What else can I do to identify the bottleneck here? Or am I observing a bug or am I doing something wrong?

Best Answer

Use \copy (or COPY - server side) directly against the data node.

Preparing the batch in CSV, loading the data from it, seeing 160k+ inserts/s with \copy.

I don't see how loading from ASCII encoded CSV files is more efficient than sending over prepared statements from the server point of view, but it works. Something seems very poor performace-wise in libpq with doing multi-value INSERTs.

However, the big dealbreaker still exists with \copy if you can only insert against the coordinator node of an FDW cluster.
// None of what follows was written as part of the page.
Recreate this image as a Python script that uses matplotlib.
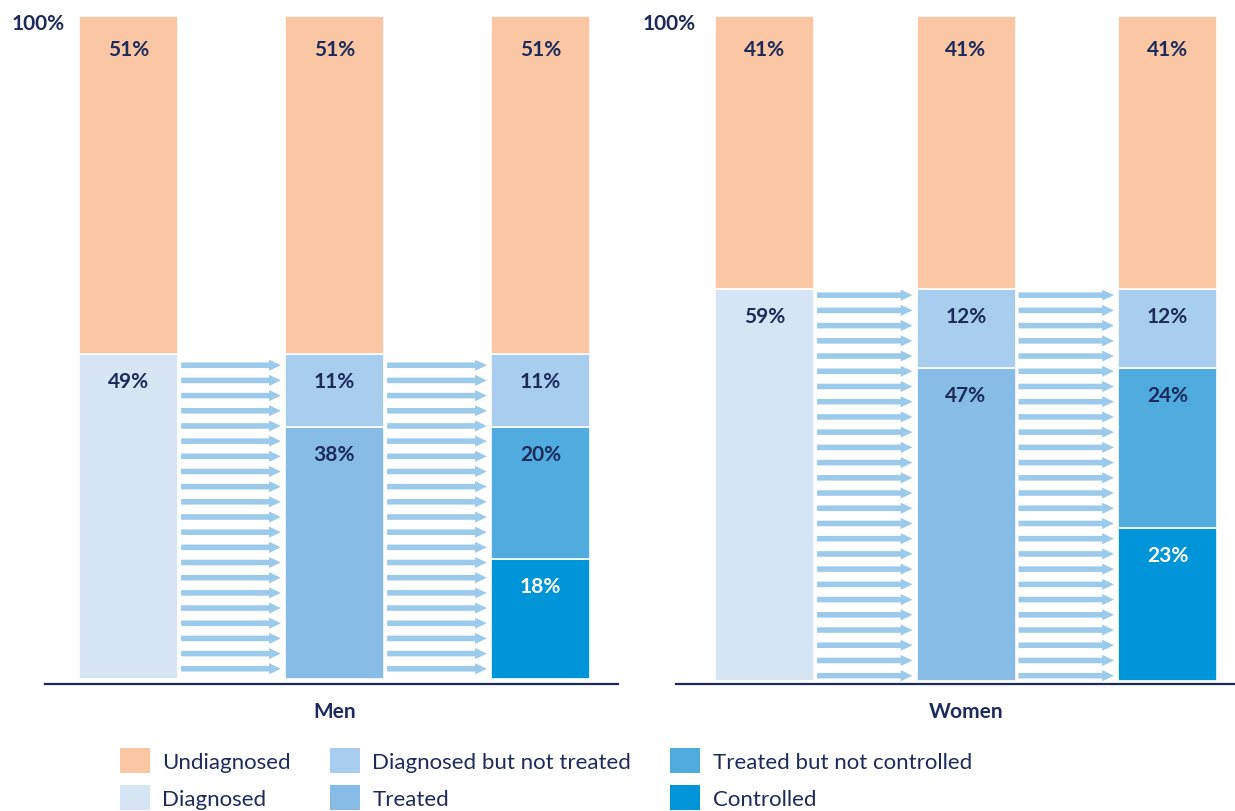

I'm using postgres_fdw and I would like to insert against the node serving the table, sharded to foreign smaller tables. What I'm observing is that the CPU usage of the coordinator drops to near-zero (nice!), but the CPU usage of the data nodes rises as before and everything is clearly bottlenecked again. It looks like postgres_fdw splits up the \copy bulk to multi-value INSERTs to the data nodes, showing the same poor performance again, now caused at the individual data nodes.

However, that FDW performance issue seems a different one to solve, so I'm marking this as solved.